And they are asking for volunteers? Hell, my last contract they were billing me out at $180 an hour, my share was a pittance of that. Since I know both COBOL and Assembler forwards and backwards maybe $200 an hour for a three day work week, with hotel stay, meals and travel paid for. That might get me out of retirement.
Why Covid-19 has resulted in New Jersey desperately needing COBOL programmers
The coronavirus crisis has sparked all manner of unexpected consequences, including the Tokyo summer Olympics being postponed and auto insurers reaping extra profits
as people stay home. In New Jersey, it’s resulted in something that few
people outside that state’s tech department would have foreseen: a dire
need for COBOL coders.
Standing for Common Business-Oriented Language, COBOL initially made a splash
by giving coders a programming language that could work across the
proprietary computers of multiple manufacturers. That was in the early
1960s. After becoming a staple of mainframes, it eventually came to
represent dusty legacy code, including during the Y2K crisis 20 years ago. Despite this it’s still widely used to support many business systems, including ATMs and credit card networks, and the developers involved do need COBOL skills.
In
New Jersey, experts are now needed to fix COBOL-based unemployment
insurance systems that are overwhelmed due to pandemic-related job
losses. At a press conference yesterday, governor Phil Murphy asked for the help of volunteer coders who know how to work in COBOL.

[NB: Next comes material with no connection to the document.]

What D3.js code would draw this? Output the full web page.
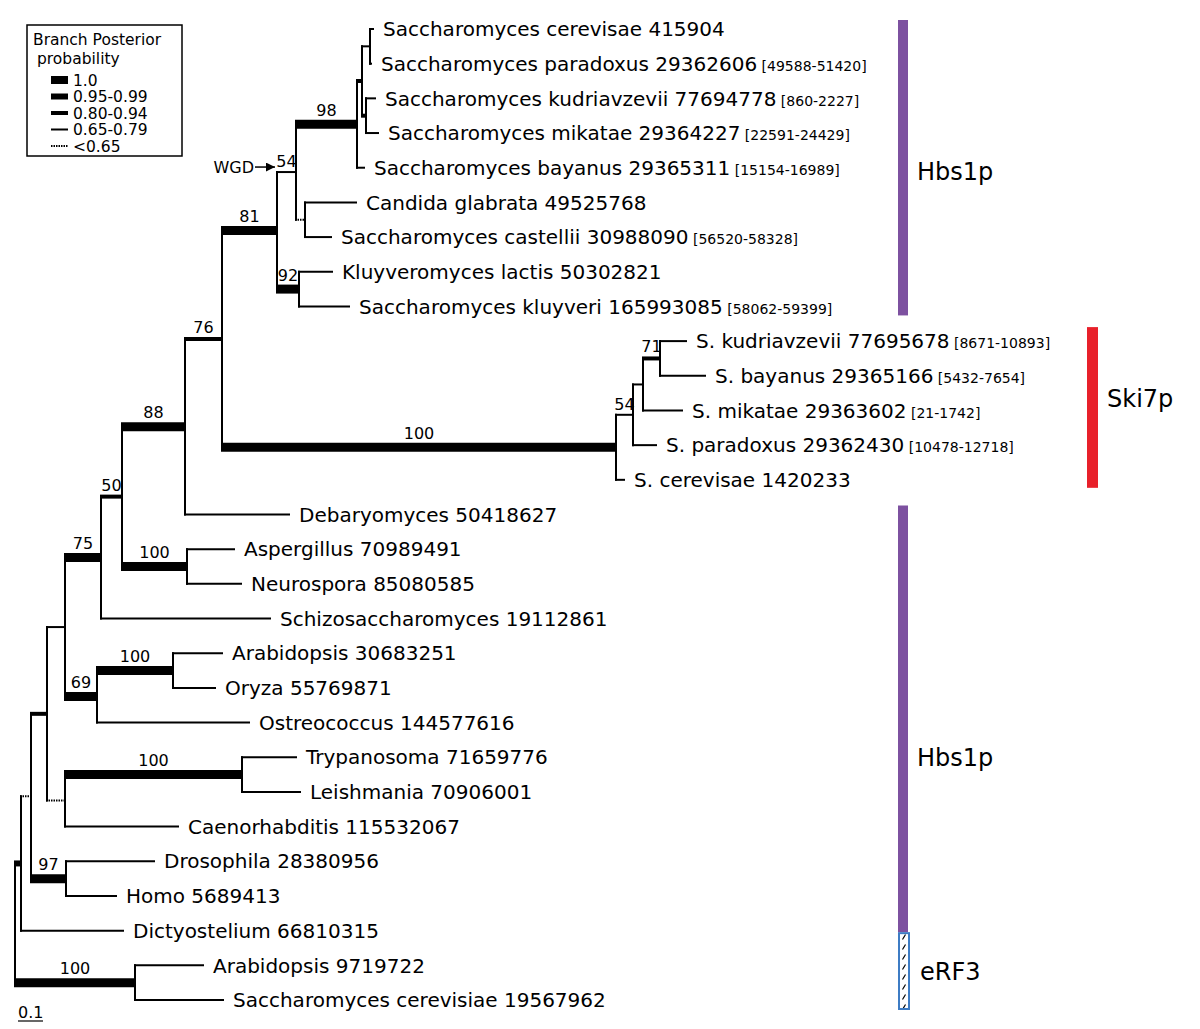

Of course, as cyber-security expert Joseph Steinberg noted on his blog,
many such volunteers would likely be elderly, making them especially
vulnerable to Covid-19. Whether they would risk venturing out (or work
on a volunteer basis, for that matter) to fix creaky systems is an open
question.
Meanwhile, New Jersey residents are clamoring about delays on their unemployment claims. The state recently experienced a 1,600% increase in claims volume in a single week, said labor commissioner Robert Asaro-Angelo during yesterday’s briefing
(video below, at 46:35), noting that “over the prior two weeks we saw
more than 362,000 people apply for unemployment as a result of this
public health emergency.”
He added, “We’ve made no secrets about the inflexibility of our legacy technology.”
This
piece has been updated to clarify that COBOL remains in wide use in
many systems today, despite being considered a legacy language.